After the Easter holidays, Eurowings draws a positive balance: in the past two weeks, the airline has flown 1.3 million holiday passengers to over 120 different destinations on around 11,000 flights, with a punctuality of 87 percent. Many travellers wanted to get some sun in the spring and, as a result, there was strong demand for connections to Mallorca and the Canary Islands. On long-haul routes, New York, Miami and Cuba were among the top destinations.
"We kept our word and flew our passengers to their holiday destinations punctually and reliably. Our measures are taking effect – this was demonstrated by Easter travel," says Michael Knitter, Managing Director and Chief Operating Officer at Eurowings. "We would have flown even more punctually if it hadn't been for air traffic control-related disruptions. On the positive side, Eurowings was even able to avoid follow-up delays for its passengers in such cases thanks to optimized processes. "We have successfully mastered the first major travel wave this year," says Knitter. Eurowings has been one of the most punctual and reliable airlines in Europe for six months now – and intends to maintain this performance. Michael Knitter: "I am convinced that – despite the capacity bottlenecks in air traffic control – we will continue to be very punctual and reliable for our customers in the summer as well.”
Eurowings was prepared for the first major wave of travel this year and had strengthened its staff at all locations and provided sufficient resources for ground handling. Eurowings had additional aircraft and crews in reserve at airports with an expected high volume of travel. This very good performance can be traced to numerous measures implemented by Eurowings since the end of last year to ensure greater punctuality and stability in flight operations. To this end, the airline had closely examined all operational processes on the ground and in the air.
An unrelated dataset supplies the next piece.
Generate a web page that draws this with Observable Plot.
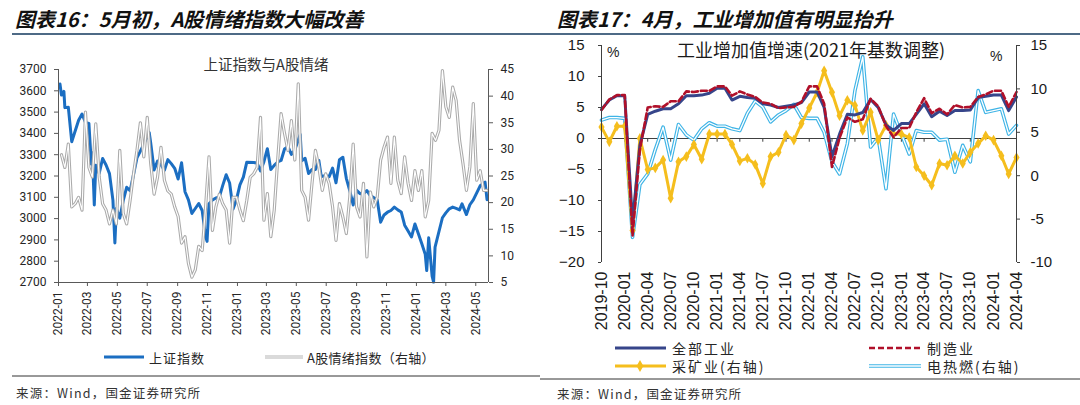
<!DOCTYPE html>
<html>
<head>
<meta charset="utf-8">
<script src="https://cdn.jsdelivr.net/npm/d3@7"></script>
<script src="https://cdn.jsdelivr.net/npm/@observablehq/plot@0.6"></script>
<style>
html,body{margin:0;padding:0;background:#fff;}
#page{position:relative;width:1080px;height:405px;overflow:hidden;background:#fff;}
</style>
</head>
<body>
<div id="page"></div>
<script>
// ---------------- Left chart data ----------------
const shDates = ["2022-01-04","2022-01-07","2022-01-12","2022-01-14","2022-01-21","2022-01-28","2022-02-11","2022-02-18","2022-02-25","2022-03-04","2022-03-09","2022-03-11","2022-03-15","2022-03-18","2022-03-25","2022-04-01","2022-04-08","2022-04-15","2022-04-22","2022-04-26","2022-04-29","2022-05-06","2022-05-13","2022-05-20","2022-05-27","2022-06-02","2022-06-10","2022-06-17","2022-06-24","2022-07-01","2022-07-05","2022-07-08","2022-07-15","2022-07-22","2022-07-29","2022-08-05","2022-08-12","2022-08-19","2022-08-26","2022-09-02","2022-09-09","2022-09-16","2022-09-23","2022-09-30","2022-10-14","2022-10-21","2022-10-28","2022-10-31","2022-11-04","2022-11-11","2022-11-18","2022-11-25","2022-12-02","2022-12-09","2022-12-16","2022-12-23","2022-12-30","2023-01-06","2023-01-13","2023-01-20","2023-02-03","2023-02-10","2023-02-17","2023-02-24","2023-03-03","2023-03-10","2023-03-17","2023-03-24","2023-03-31","2023-04-07","2023-04-14","2023-04-21","2023-04-28","2023-05-09","2023-05-12","2023-05-19","2023-05-26","2023-06-02","2023-06-09","2023-06-16","2023-06-21","2023-06-30","2023-07-07","2023-07-14","2023-07-21","2023-07-28","2023-08-04","2023-08-11","2023-08-18","2023-08-25","2023-09-01","2023-09-08","2023-09-15","2023-09-22","2023-09-28","2023-10-13","2023-10-20","2023-10-27","2023-11-03","2023-11-10","2023-11-17","2023-11-24","2023-12-01","2023-12-08","2023-12-15","2023-12-22","2023-12-29","2024-01-05","2024-01-12","2024-01-19","2024-01-22","2024-01-26","2024-02-02","2024-02-05","2024-02-08","2024-02-23","2024-03-01","2024-03-08","2024-03-15","2024-03-22","2024-03-29","2024-04-03","2024-04-12","2024-04-19","2024-04-26","2024-05-10","2024-05-20","2024-05-24"];
const shValues = [3632,3580,3597,3521,3523,3361,3462,3491,3451,3447,3256,3309,3064,3251,3212,3282,3252,3211,3087,2886,3047,3002,3084,3147,3131,3195,3285,3317,3350,3388,3404,3356,3228,3270,3253,3227,3277,3258,3236,3186,3262,3126,3088,3024,3071,3038,2915,2893,3070,3087,3097,3101,3156,3206,3167,3045,3089,3158,3195,3265,3263,3261,3224,3267,3328,3230,3250,3266,3273,3327,3338,3301,3323,3395,3272,3283,3212,3230,3231,3273,3197,3202,3197,3237,3168,3276,3288,3189,3132,3064,3133,3117,3117,3132,3110,3088,2983,3017,3030,3038,3054,3041,3031,2969,2942,2914,2975,2929,2882,2832,2756,2910,2730,2702,2866,3004,3027,3046,3054,3048,3041,3069,3019,3065,3088,3154,3171,3089];
// A股情绪指数 (right axis), weekly readings starting 2022-01-07
const sentStart = "2022-01-07";
const sentValues = [29,26.6,31,19.2,19.8,21,18.6,37,26.6,24.8,
  34.8,24.8,19.8,18.6,16,18.6,16,29.8,18,16,
  20.4,25.4,29.8,35,28.6,36,27.4,21.6,24.8,30.4,
  24.2,22.2,21.6,19.2,17.4,12.4,13.6,8.6,6,7.4,
  11.8,11,19.2,28.6,14.8,19.2,21.6,19.8,18.6,12.4,
  21,21,18.6,16.6,20.4,24.8,25.4,26.6,36,16.7,
  21.7,13.6,18.6,28,36.7,33,29.8,35.4,28,42.3,
  22.3,21,16.7,23.6,29.8,26.7,22.3,25.4,23.6,19.2,
  12.9,19.8,17.3,14.2,21,31,19.2,17.3,23.6,9.8,
  22,19.2,21,28,30.4,32.3,23.6,32.3,24.2,21.7,
  28.6,23.6,20.4,26,22.3,26,17.3,20.4,33,31.7,
  33.6,44.8,38,36,41.7,39.2,31.7,27.3,22.3,26.7,38.6,24.2,26,22.3,22.3];
const leftTicksL = [2700,2800,2900,3000,3100,3200,3300,3400,3500,3600,3700];
const leftTicksR = [5,10,15,20,25,30,35,40,45];

// ---------------- Right chart data ----------------
const monthStart = "2019-10-01";
const total  = [4.7,6.2,6.9,6.9,-13.5,-1.1,3.9,4.4,4.8,4.8,5.6,6.9,6.9,7.0,7.3,8.1,8.1,6.2,6.8,6.6,6.5,5.6,5.4,5.0,5.2,5.4,5.8,7.5,7.5,5.0,-2.9,0.7,3.9,3.8,4.2,6.3,5.0,2.2,1.3,2.4,2.4,3.9,5.6,3.5,4.4,3.7,4.5,4.5,4.6,6.6,6.8,7.0,7.0,4.5,6.7];
const manu   = [4.6,6.3,7.0,7.0,-15.7,-1.8,5.0,5.2,5.1,6.0,6.0,7.6,7.5,7.7,7.7,8.4,8.4,6.9,7.6,7.1,6.7,5.8,5.6,4.9,5.0,5.1,5.9,8.4,8.4,5.6,-4.6,0.1,3.4,2.7,3.1,6.4,5.2,2.0,0.2,1.7,1.7,4.2,6.5,4.1,4.8,3.9,5.4,5.0,5.1,6.7,7.1,7.7,7.7,5.1,7.5];
const mining = [5.6,3.9,5.7,5.7,-6.3,4.3,0.7,0.9,1.8,-2.6,1.6,2.2,3.6,1.9,4.8,4.8,4.8,3.6,1.7,2.0,1.3,-0.9,2.2,2.7,4.7,4.1,6.0,7.8,9.6,12.1,9.6,6.9,8.7,8.1,5.2,7.3,4.1,5.8,4.8,4.8,4.4,1.0,0.0,-1.1,1.4,1.2,2.3,1.4,2.7,3.7,4.6,4.1,2.3,0.2,2.1];
const util   = [6.4,6.7,6.7,6.6,-7.1,-1.0,0.2,3.0,5.6,1.8,5.9,4.7,4.1,5.4,6.1,5.7,5.7,5.4,5.2,7.2,8.6,7.9,6.2,7.0,7.5,8.2,6.7,6.6,6.6,5.0,1.6,0.2,3.7,9.8,13.7,3.3,4.4,-1.5,7.1,4.8,2.5,5.2,5.0,5.0,4.1,4.2,0.4,3.5,1.6,9.8,7.3,7.5,7.7,4.8,5.8];
const rightTicksL = [-20,-15,-10,-5,0,5,10,15];
const rightTicksR = [-10,-5,0,5,10,15];

// ---------------- build ----------------
const page = document.getElementById("page");
const place = (el, left, top) => { el.style.position = "absolute"; el.style.left = left + "px"; el.style.top = top + "px"; page.appendChild(el); };

// Left chart
const lDom = [2700, 3700], rDom = [5, 45];
const r2l = d3.scaleLinear(rDom, lDom);
const sh = shDates.map((d, i) => ({date: new Date(d), v: shValues[i]}));
const sent = sentValues.map((v, i) => ({date: d3.utcDay.offset(new Date(sentStart), 7 * i), v: r2l(v)}));
const xDomL = [new Date("2022-01-01"), new Date("2024-05-27")];
const xTicksL = d3.utcMonth.every(2).range(new Date("2022-01-01"), new Date("2024-05-02"));
const axisCol = "#595959";

const leftPlot = Plot.plot({
  width: 540, height: 300,
  marginLeft: 58, marginRight: 52, marginTop: 29, marginBottom: 58,
  style: {fontFamily: "Roboto, sans-serif", fontSize: "12px", color: "#262626", background: "transparent", overflow: "visible"},
  x: {type: "utc", domain: xDomL},
  y: {domain: lDom},
  marks: [
    Plot.lineY(sh, {x: "date", y: "v", stroke: "#1B6EC2", strokeWidth: 3, strokeLinejoin: "round"}),
    Plot.lineY(sent, {x: "date", y: "v", stroke: "#ababab", strokeWidth: 3.2, strokeLinejoin: "round"}),
    Plot.lineY(sent, {x: "date", y: "v", stroke: "#ffffff", strokeWidth: 1.1, strokeLinejoin: "round"}),
    Plot.ruleY([lDom[0]], {stroke: axisCol}),
    Plot.ruleX([xDomL[0]], {stroke: axisCol}),
    Plot.ruleX([xDomL[1]], {stroke: axisCol}),
    Plot.axisY(leftTicksL, {anchor: "left", tickSize: 4, tickPadding: 8, stroke: axisCol, label: null, tickFormat: d => String(d)}),
    Plot.axisY(leftTicksR.map(r2l), {anchor: "right", tickSize: 4, tickPadding: 8, stroke: axisCol, label: null, tickFormat: d => String(Math.round(r2l.invert(d)))}),
    Plot.axisX(xTicksL, {anchor: "bottom", tickSize: 4, tickPadding: 5, tickRotate: -90, stroke: axisCol, label: null, tickFormat: d3.utcFormat("%Y-%m")})
  ]
});
place(leftPlot, 0, 40);

// Right chart
const lDom2 = [-20, 15], rDom2 = [-10, 15];
const r2l2 = d3.scaleLinear(rDom2, lDom2);
const months = total.map((_, i) => d3.utcMonth.offset(new Date(monthStart), i));
const rows = months.map((d, i) => ({date: d, total: total[i], manu: manu[i], mining: r2l2(mining[i]), util: r2l2(util[i])}));
const qTicks = months.filter((_, i) => i % 3 === 0);
const axisCol2 = "#404040";

const rightPlot = Plot.plot({
  width: 540, height: 310,
  marginLeft: 61, marginRight: 64, marginTop: 15, marginBottom: 78,
  style: {fontFamily: "'Liberation Sans', Arial, sans-serif", fontSize: "15px", color: "#1a1a1a", background: "transparent", overflow: "visible"},
  x: {type: "utc", domain: [months[0], months[months.length - 1]]},
  y: {domain: lDom2},
  marks: [
    Plot.ruleY([0], {stroke: axisCol2}),
    Plot.ruleX(qTicks, {y1: 0, y2: -0.6, stroke: axisCol2}),
    Plot.lineY(rows, {x: "date", y: "util", stroke: "#3FB4E6", strokeWidth: 3.6}),
    Plot.lineY(rows, {x: "date", y: "util", stroke: "#ffffff", strokeWidth: 1.3}),
    Plot.lineY(rows, {x: "date", y: "mining", stroke: "#F5BE1D", strokeWidth: 3}),
    Plot.dot(rows, {x: "date", y: "mining", symbol: "diamond", r: 3.2, fill: "#F5BE1D"}),
    Plot.lineY(rows, {x: "date", y: "total", stroke: "#36458A", strokeWidth: 3}),
    Plot.lineY(rows, {x: "date", y: "manu", stroke: "#B0102A", strokeWidth: 2.6, strokeDasharray: "6,3"}),
    Plot.ruleX([months[0]], {stroke: axisCol2}),
    Plot.ruleX([months[months.length - 1]], {stroke: axisCol2}),
    Plot.axisY(rightTicksL, {anchor: "left", tickSize: 3, tickPadding: 14, stroke: axisCol2, label: null}),
    Plot.axisY(rightTicksR.map(r2l2), {anchor: "right", tickSize: 3, tickPadding: 11, stroke: axisCol2, label: null, tickFormat: d => String(Math.round(r2l2.invert(d)))}),
    Plot.axisX(qTicks, {anchor: "bottom", tickSize: 0, tickPadding: 9, tickRotate: -90, label: null, fontSize: 16, tickFormat: d3.utcFormat("%Y-%m")})
  ]
});
place(rightPlot, 540, 30);

// Overlay: titles, legends, separators, sources
const ov = d3.select(page).append("svg")
  .attr("width", 1080).attr("height", 405)
  .style("position", "absolute").style("left", "0px").style("top", "0px");
const cn = "'Noto Sans CJK SC', sans-serif";
const txt = (x, y, s, size, opts = {}) => ov.append("text")
  .attr("x", x).attr("y", y).attr("dominant-baseline", "central")
  .attr("font-family", opts.family || cn).attr("font-size", size)
  .attr("font-weight", opts.weight || 400).attr("font-style", opts.style || "normal")
  .attr("letter-spacing", opts.ls || 0)
  .attr("text-anchor", opts.anchor || "start").attr("fill", opts.fill || "#262626").text(s);
const line = (x1, y1, x2, y2, stroke, w, dash) => ov.append("line")
  .attr("x1", x1).attr("y1", y1).attr("x2", x2).attr("y2", y2)
  .attr("stroke", stroke).attr("stroke-width", w).attr("stroke-dasharray", dash || null);

// titles
txt(15, 18, "图表16：5月初，A股情绪指数大幅改善", 20, {weight: 700, style: "italic", fill: "#111"});
txt(557, 18, "图表17：4月，工业增加值有明显抬升", 20, {weight: 700, style: "italic", fill: "#111"});
line(12, 34, 1080, 34, "#4E6A86", 2);

// inner titles
txt(266, 63, "上证指数与A股情绪", 14.5, {anchor: "middle", fill: "#333"});
txt(811, 49, "工业增加值增速(2021年基数调整)", 18, {anchor: "middle", fill: "#1a1a1a"});
txt(607, 52, "%", 14, {family: "'Liberation Sans', Arial, sans-serif", fill: "#1a1a1a"});
txt(990, 56, "%", 14, {family: "'Liberation Sans', Arial, sans-serif", fill: "#1a1a1a"});

// left legend
line(104, 357, 144, 357, "#1B6EC2", 3);
txt(149, 357, "上证指数", 13, {ls: 1});
line(265, 357, 303, 357, "#b5b5b5", 3.2);
line(265, 357, 303, 357, "#ffffff", 1.1);
txt(307, 357, "A股情绪指数（右轴）", 13, {ls: 0.3});

// right legend
line(615, 348, 666, 348, "#36458A", 3);
txt(672, 348, "全部工业", 14, {ls: 2});
line(869, 348, 921, 348, "#B0102A", 2.6, "6,3");
txt(927, 348, "制造业", 14, {ls: 2});
line(615, 366, 666, 366, "#F5BE1D", 3);
ov.append("path").attr("d", d3.symbol(d3.symbolDiamond, 40)()).attr("transform", "translate(640,366)").attr("fill", "#F5BE1D");
txt(672, 366, "采矿业(右轴)", 14, {ls: 2});
line(869, 366, 921, 366, "#3FB4E6", 3.6);
line(869, 366, 921, 366, "#ffffff", 1.3);
txt(927, 366, "电热燃(右轴)", 14, {ls: 2});

// bottom separators and sources
line(12, 376, 540, 376, "#333", 1);
line(540, 379, 1080, 379, "#333", 1);
txt(16, 392, "来源：Wind，国金证券研究所", 12.5, {ls: 1.2, fill: "#333"});
txt(557, 393, "来源：Wind，国金证券研究所", 12.5, {ls: 1.2, fill: "#333"});
</script>
</body>
</html>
Comprehensive package of measures for more punctuality
The comprehensive Eurowings package of measures for greater punctuality covers all operational processes on the ground and in the air. For example, Eurowings has significantly increased the number of reserve aircraft. Aircraft can be planned more flexibly between departure waves than before, which has a significant stabilizing effect on flight operations. In order to minimize subsequent delays, so-called 'Wellenbrecher' (breakwaters) have been introduced: bundled longer ground times for individual aircraft at noon to compensate for morning delays. The airline has also extended flight and ground times in order to add more buffer to flight schedules and better absorb delays and, as a further measure, Eurowings 'encapsulates’ domestic German flights from the rotations of European flights in order to be able to operate these independently of overcrowded airspaces in Southern Europe.
New boarding processes for a more punctual take-off
An improved boarding process, which Eurowings successfully introduced at Cologne/Bonn Airport, also contributes to greater punctuality. This innovation will be introduced in stages at all major Eurowings airports in Europe over the next few weeks. The focus will be on hand luggage – one of the main drivers of delays. If passengers travel with too much, too large or too heavy hand luggage, boarding procedures are delayed. It is not unusual for a flight to take off late because baggage has to be brought into the hold at the last minute. That's why Eurowings informs passengers on well-booked flights in advance by SMS about the possibility of handing in hand luggage free of charge at check-in. This reduces the delays caused by boarding and the aircraft takes off more punctually.